Despuntando el siglo XXI, la destacada profesora y politóloga inglesa Mary Kaldor presentó sus estudios y tesis sobre las ‘nuevas guerras’, aquellas que habían reemplazado a las que tuvieron como paraguas la Guerra Fría. Kaldor hizo una muy pertinente descripción y tipología de los conflictos bélicos que ya no obedecían a la puja capitalismo-comunismo, sino a tensiones entre grupos nacionales, raciales y culturales, de la mano de nuevos caudillos mezquinos y hambrientos de poder. Su más detallado estudio de caso fue la explosión de Yugoslavia y las guerras sucedidas en los Balcanes. También sirven de ejemplo de las ‘nuevas guerras’, todos los conflictos sangrientos que estallaron al interior de lo que fue la Unión Soviética, algunos de los cuales siguen vivos, como la puja entre Armenia y Azerbaiyán en torno a la región de Nagorno Karabaj. Partiendo de la caracterización radicalmente diferente de las guerras después de la caída del Muro de Berlín, respecto de las guerras periféricas de la Guerra Fría, Kaldor establece entonces una frontera entre unas y otras.
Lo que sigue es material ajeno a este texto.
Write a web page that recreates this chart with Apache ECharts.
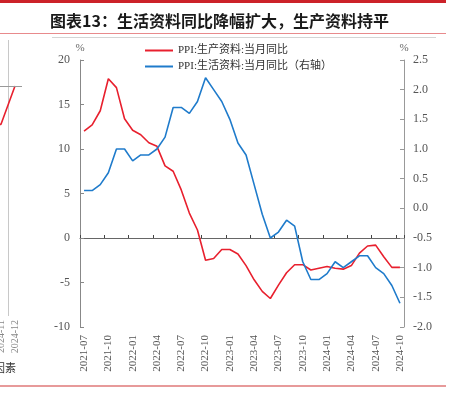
<!DOCTYPE html>
<html><head><meta charset="utf-8">
<script src="https://cdn.jsdelivr.net/npm/echarts@6/dist/echarts.min.js"></script>
<style>html,body{margin:0;padding:0;background:#fff;overflow:hidden}
#c{position:absolute;left:0;top:0;width:451px;height:394px}
#f{position:absolute;left:-20px;top:0;width:42px;height:394px;pointer-events:none}</style>
</head><body><div id="c"></div><div id="f"></div>
<script>
const months = ['2021-07','2021-08','2021-09','2021-10','2021-11','2021-12',
'2022-01','2022-02','2022-03','2022-04','2022-05','2022-06','2022-07','2022-08','2022-09','2022-10','2022-11','2022-12',
'2023-01','2023-02','2023-03','2023-04','2023-05','2023-06','2023-07','2023-08','2023-09','2023-10','2023-11','2023-12',
'2024-01','2024-02','2024-03','2024-04','2024-05','2024-06','2024-07','2024-08','2024-09','2024-10'];
const producerGoods = [12.0,12.7,14.3,17.9,16.9,13.4,
12.1,11.6,10.7,10.3,8.1,7.5,5.4,2.8,0.9,-2.5,-2.3,-1.3,
-1.3,-1.8,-3.1,-4.7,-6.0,-6.8,-5.3,-3.9,-3.0,-3.0,-3.6,-3.4,
-3.2,-3.4,-3.5,-3.1,-1.7,-0.9,-0.8,-2.1,-3.3,-3.3];
const consumerGoods = [0.3,0.3,0.4,0.6,1.0,1.0,
0.8,0.9,0.9,1.0,1.2,1.7,1.7,1.6,1.8,2.2,2.0,1.8,
1.5,1.1,0.9,0.4,-0.1,-0.5,-0.4,-0.2,-0.3,-0.9,-1.2,-1.2,
-1.1,-0.9,-1.0,-0.9,-0.8,-0.8,-1.0,-1.1,-1.3,-1.6];
const leftTicks = {min:-10, max:20, interval:5};
const rightTicks = {min:-2.0, max:2.5, interval:0.5};
const seriesNames = ['PPI:生产资料:当月同比','PPI:生活资料:当月同比（右轴）'];
// fragment of the neighbouring chart at the left edge
const fragMonths = ['2024-10','2024-11','2024-12'];
const fragValues = [-0.5,-0.5,0.0];

const serif = '"Liberation Serif","Times New Roman","Noto Sans CJK SC",serif';
const RED = '#e8202e', BLUE = '#1f7bcb';
const chart = echarts.init(document.getElementById('c'));
chart.setOption({
  animation:false,
  title:{text:'图表13：生活资料同比降幅扩大，生产资料持平',left:45,top:8,
    textStyle:{fontFamily:'"Noto Sans CJK SC"',fontSize:16,fontWeight:'bold',color:'#1a1a1a'}},
  legend:{orient:'vertical',left:140,top:40,icon:'rect',itemWidth:28,itemHeight:2,itemGap:5,
    data:seriesNames,
    textStyle:{fontFamily:serif,fontSize:11,color:'#333'}},
  graphic:[
    {type:'rect',shape:{x:0,y:0,width:446,height:3},style:{fill:'#cc2229'}},
    {type:'rect',shape:{x:0,y:33,width:446,height:1},style:{fill:'#e88a8c'}},
    {type:'rect',shape:{x:52,y:37,width:384,height:1},style:{fill:'#d4d4d4'}},
    {type:'rect',shape:{x:0,y:385,width:446,height:2},style:{fill:'#e79a9a'}},
    {type:'text',x:-6,y:362,style:{text:'因素',font:'11px "Noto Sans CJK SC"',fill:'#333'}}
  ],
  grid:{left:80,right:47,top:60,bottom:67},
  xAxis:[
    {type:'category',data:months,boundaryGap:true,position:'bottom',
      axisLine:{onZero:true,onZeroAxisIndex:0,lineStyle:{color:'#666',width:1}},
      axisTick:{show:true,inside:true,interval:2,length:3,lineStyle:{color:'#444'}},
      axisLabel:{show:false},splitLine:{show:false}},
    {type:'category',data:months,boundaryGap:true,position:'bottom',
      axisLine:{show:false,onZero:false},axisTick:{show:false},
      axisLabel:{interval:2,rotate:90,margin:8,fontFamily:serif,fontSize:11,color:'#555'},
      splitLine:{show:false}}
  ],
  yAxis:[
    {type:'value',position:'left',min:leftTicks.min,max:leftTicks.max,interval:leftTicks.interval,
      name:'%',nameLocation:'end',nameGap:6,nameTextStyle:{fontFamily:serif,fontSize:11,color:'#666',align:'center'},
      axisLine:{show:true,onZero:false,lineStyle:{color:'#888'}},
      axisTick:{show:true,inside:true,length:4,lineStyle:{color:'#888'}},
      axisLabel:{margin:10,fontFamily:serif,fontSize:12,color:'#555'},
      splitLine:{show:false}},
    {type:'value',position:'right',min:rightTicks.min,max:rightTicks.max,interval:rightTicks.interval,
      name:'%',nameLocation:'end',nameGap:6,nameTextStyle:{fontFamily:serif,fontSize:11,color:'#666',align:'center'},
      axisLine:{show:true,onZero:false,lineStyle:{color:'#999'}},
      axisTick:{show:true,inside:true,length:4,lineStyle:{color:'#999'}},
      axisLabel:{margin:9,fontFamily:serif,fontSize:12,color:'#555',formatter:v=>v.toFixed(1)},
      splitLine:{show:false}}
  ],
  series:[
    {name:seriesNames[0],type:'line',xAxisIndex:0,yAxisIndex:0,data:producerGoods,
      symbol:'none',lineStyle:{color:RED,width:1.6},itemStyle:{color:RED}},
    {name:seriesNames[1],type:'line',xAxisIndex:0,yAxisIndex:1,data:consumerGoods,
      symbol:'none',lineStyle:{color:BLUE,width:1.6},itemStyle:{color:BLUE}}
  ]
});

const frag = echarts.init(document.getElementById('f'));
frag.setOption({
  animation:false,
  grid:{left:0,right:0,top:40,bottom:78},
  xAxis:{type:'category',data:fragMonths,boundaryGap:true,
    axisLine:{show:false,onZero:false},axisTick:{show:false},
    axisLabel:{interval:0,rotate:90,margin:4,fontFamily:serif,fontSize:10,color:'#888'},
    splitLine:{show:true,interval:0,lineStyle:{color:'#c8c8c8',width:1}}},
  yAxis:{type:'value',min:-3,max:0.6,show:false,splitLine:{show:false}},
  series:[{type:'line',data:fragValues,symbol:'none',lineStyle:{color:RED,width:1.6},
    markLine:{silent:true,symbol:'none',label:{show:false},
      lineStyle:{color:'#999',width:1,type:'solid'},data:[{yAxis:0}]}}]
});
</script></body></html>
Pues bien, la actual tragedia de violencia que vive Colombia me trajo a la mente aquello de las “nuevas guerras”, ante la evidencia de una réplica doméstica de lo que la profesora Kaldor destacó a nivel internacional. El punto de quiebre, algo arbitrario, para el establecimiento de estas nuevas guerras en nuestro país es el acuerdo de paz entre las Farc y el Estado. Sin duda, antes de este pacto de terminación de una guerra, era evidente y clara la existencia de un desafío militar y político al Estado Nacional, pues la pretensión de las Farc, así no tuvieran ningún chance, era el cambio de Estado. Una de las virtudes del acuerdo de paz, fruto de las negociaciones de La Habana, fue desactivar esta tensión, la cual tenía un costo humano, político y militar enorme para el país.
Pero como no podía ser posible tanta dicha, desde antes de tener establecida esta paz, ya estaban entrando en ebullición nuestras ‘nuevas guerras’: las disidencias por aquí, los nuevos narcoparamilitares por allá, el Eln degradado más allá, los Pelusos, los Caparrapos, los carteles mexicanos, y toda una pléyade de bandas siniestras, macabras, crueles a más no poder. En este momento vemos como poco a poco se empieza a perder lo que nos dejó La Habana.
Como bien lo describió Gustavo Duncan en su libro ‘Los Señores de la Guerra’, esta nueva violencia no pretende el poder nacional, pero busca consolidar poderes regionales, especialmente en zonas periféricas y marginadas de la geografía nacional. Feudos criminales que doblegan y someten a un Estado impotente, que desnudan todos sus defectos.
Al gobierno Santos le cabe responsabilidad en esta situación, pues no fue capaz de contener la arremetida de los bandoleros en pos de quedarse con las regiones que dominaban las Farc. Diera la impresión de que una vez logrado el acuerdo final de paz, luego de una oposición feroz por parte de la extrema derecha y principalmente de Álvaro Uribe, el gobierno Santos se hubiera desentendido del tema, pareciera que estaba extenuado para seguir adelante. Pero le cabe una mayor responsabilidad a este gobierno, al presidente Duque, pues su desdén por la implementación del acuerdo de paz y la ausencia de una clara estrategia de contención de la creciente violencia y poder de los grupos armados ilegales, han contribuido de gran manera a la gestación de esta pesadilla. El presidente solo responde con grandilocuencia y voz mayestática al reto, con una retórica arcaica que de nada sirve para contener y doblegar a los criminales. Eso de que el crimen no paga solo fue un eslogan efectista de campaña.
Aunque en el fondo nuestras nuevas guerras tienen mucho de viejas, halando la cuerda podemos ver que se atan a todas las guerras que hemos vivido en dos siglos, hasta llegar a los orígenes de la república. Las del siglo XX y las actuales se han alimentado del abandono y marginación de millones de personas, especialmente del campo, de una corrupción diabólica, de gobiernos banales y superficiales, como el actual, de la indolencia de las élites, y de una clase política vulgar e impúdica.